旭化成は触媒技術を生かし、CO2を原料としたポリカーボネート(PC)などの「CO2ケミストリー」に力を入れる。
CRに関する各社の取り組みも目立つ。廃プラなど使用済み資源を燃やさず化学的に処理し、原料などに転換して再利用する手法だ。廃プラの焼却量などを減らせれば、環境負荷の低減につながり期待されている。三井化学は廃プラ分解油を原料にした化学品やプラスチックの生産、販売に乗り出す構え。CFP(広島県福山市)から廃プラ分解油を調達し、大阪工場(大阪府高石市)のナフサクラッカーに入れて誘導品を生産する。

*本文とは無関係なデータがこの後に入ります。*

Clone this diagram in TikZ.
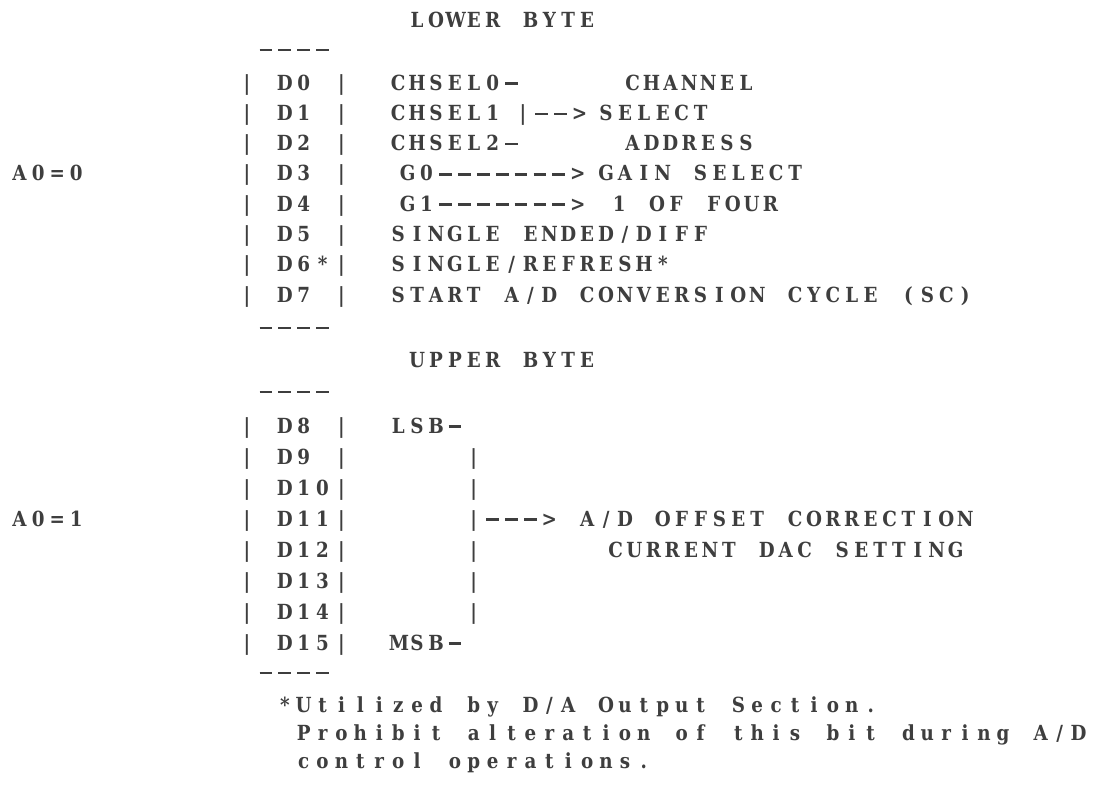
\documentclass[tikz,border=0pt]{standalone}
\usepackage{fontspec}
\usepackage{graphicx}
\newfontfamily\twfont{DejaVu Serif}
\definecolor{ink}{RGB}{62,62,62}
\ExplSyntaxOn
\dim_new:N \l_tw_pitch_dim
\dim_set:Nn \l_tw_pitch_dim {9.45pt}
\NewDocumentCommand \tw { m }
  {
    \str_map_inline:nn { #1 }
      {
        \str_if_eq:nnTF { ##1 } { ~ }
          { \hbox_to_wd:nn { \l_tw_pitch_dim } { } }
          {
            \str_if_eq:nnTF { ##1 } { - }
              { \hbox_to_wd:nn { \l_tw_pitch_dim } { \hfil \rule[2.7pt]{6.4pt}{1.2pt} \hfil } }
              { \hbox_to_wd:nn { \l_tw_pitch_dim } { \hfil \scalebox{0.88}[1]{##1} \hfil } }
          }
      }
  }
\ExplSyntaxOff
\newcommand\cx[1]{237.55+18.9*#1}
\tikzset{
  tw/.style={anchor=base west, inner sep=0pt, outer sep=0pt, text=ink,
    font=\twfont\bfseries\fontsize{10.4}{10.4}\selectfont}
}
\begin{document}
\begin{tikzpicture}[x=0.5pt,y=-0.5pt]
\fill[white] (0,0) rectangle (1103,784);
\useasboundingbox (0,0) rectangle (1103,784);
% headings and rules
\node[tw] (lower) at (\cx{9},27) {\tw{LOWER BYTE}};
\node[tw] (rule1) at (\cx{1},56.5) {\tw{----}};
% lower byte rows
\node[tw] (d0) at (\cx{0},90) {\tw{| D0 |}};
\node[tw] (d1) at (\cx{0},120.3) {\tw{| D1 |}};
\node[tw] (d2) at (\cx{0},150.6) {\tw{| D2 |}};
\node[tw] (d3) at (\cx{0},180.9) {\tw{| D3 |}};
\node[tw] (d4) at (\cx{0},211.2) {\tw{| D4 |}};
\node[tw] (d5) at (\cx{0},241.5) {\tw{| D5 |}};
\node[tw] (d6) at (\cx{0},271.8) {\tw{| D6*|}};
\node[tw] (d7) at (\cx{0},302.1) {\tw{| D7 |}};
\node[tw] (chsel0) at (\cx{8},90) {\tw{CHSEL0-}};
\node[tw] (channel) at (\cx{20.4},90) {\tw{CHANNEL}};
\node[tw] (chsel1) at (\cx{8},120.3) {\tw{CHSEL1}};
\node[tw] (arr1) at (\cx{14.6},120.3) {\tw{|-->}};
\node[tw] (select) at (\cx{19},120.3) {\tw{SELECT}};
\node[tw] (chsel2) at (\cx{8},150.6) {\tw{CHSEL2-}};
\node[tw] (address) at (\cx{20.4},150.6) {\tw{ADDRESS}};
\node[tw] (g0) at (\cx{8.5},180.9) {\tw{G0------->}};
\node[tw] (gain) at (\cx{19},180.9) {\tw{GAIN SELECT}};
\node[tw] (g1) at (\cx{8.5},211.2) {\tw{G1------->}};
\node[tw] (four) at (\cx{19.7},211.2) {\tw{1 OF FOUR}};
\node[tw] (sed) at (\cx{8},241.5) {\tw{SINGLE ENDED/DIFF}};
\node[tw] (ref) at (\cx{8},271.8) {\tw{SINGLE/REFRESH*}};
\node[tw] (start) at (\cx{8},302.1) {\tw{START A/D CONVERSION CYCLE (SC)}};
\node[tw] (rule2) at (\cx{1},334.5) {\tw{----}};
\node[tw] (a00) at (10,180.9) {\tw{A0=0}};
% upper byte
\node[tw] (upper) at (\cx{9},367) {\tw{UPPER BYTE}};
\node[tw] (rule3) at (\cx{1},398.5) {\tw{----}};
\node[tw] (d8) at (\cx{0},433) {\tw{| D8 |}};
\node[tw] (d9) at (\cx{0},464) {\tw{| D9 |}};
\node[tw] (d10) at (\cx{0},495) {\tw{| D10|}};
\node[tw] (d11) at (\cx{0},526) {\tw{| D11|}};
\node[tw] (d12) at (\cx{0},557) {\tw{| D12|}};
\node[tw] (d13) at (\cx{0},588) {\tw{| D13|}};
\node[tw] (d14) at (\cx{0},619) {\tw{| D14|}};
\node[tw] (d15) at (\cx{0},650) {\tw{| D15|}};
\node[tw] (lsb) at (\cx{8},433) {\tw{LSB-}};
\node[tw] (bar9) at (\cx{12},464) {\tw{|}};
\node[tw] (bar10) at (\cx{12},495) {\tw{|}};
\node[tw] (bar11) at (\cx{12},526) {\tw{|--->}};
\node[tw] (offset) at (\cx{18},526) {\tw{A/D OFFSET CORRECTION}};
\node[tw] (bar12) at (\cx{12},557) {\tw{|}};
\node[tw] (dac) at (\cx{19.5},557) {\tw{CURRENT DAC SETTING}};
\node[tw] (bar13) at (\cx{12},588) {\tw{|}};
\node[tw] (bar14) at (\cx{12},619) {\tw{|}};
\node[tw] (msb) at (\cx{8},650) {\tw{MSB-}};
\node[tw] (rule4) at (\cx{1},679.5) {\tw{----}};
\node[tw] (a01) at (10,526) {\tw{A0=1}};
% footnote
\node[tw] (note1) at (\cx{2},712) {\tw{*Utilized by D/A Output Section.}};
\node[tw] (note2) at (\cx{3},740) {\tw{Prohibit alteration of this bit during A/D}};
\node[tw] (note3) at (\cx{3},768) {\tw{control operations.}};
\end{tikzpicture}
\end{document}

国際的な認証を取得し、マスバランス方式による販売を想定している。
レゾナックは川崎事業所(川崎市川崎区)で廃プラを水素やアンモニアに再利用するCR活動を進めている。伊藤忠商事と協力し、使用済みのプラスチック・衣類を活用し、アンモニアなどにリサイクルするよう取り組んでいる。
出光興産は廃プラ由来の生成油を原料に化学品や燃料油の製造に取り組む方針だ。子会社のケミカルリサイクル・ジャパン(東京都中央区、CRJ)を通じ、千葉事業所(千葉県市原市)隣接地に処理能力年2万トン規模の油化CR設備を建設し、25年度の稼働を目指している。
ほかにも、旭化成はバイオエタノールから多様な基礎化学品を製造する技術開発を続けている。エチレンやプロピレンなど、生産する基礎化学品の幅を広げ、自動車向けなどで求められる環境負荷の低いバイオマス原料由来の部材として提供することも視野に入れている。
化学業界はモノづくりの上流を支え、経済安全保障上でも重要な産業だ。持続可能な業界の未来には、より多くの仲間と知恵を絞り、新たなイノベーションを創出することが欠かせない。各社はこうした意識を胸に取り組みに邁進している。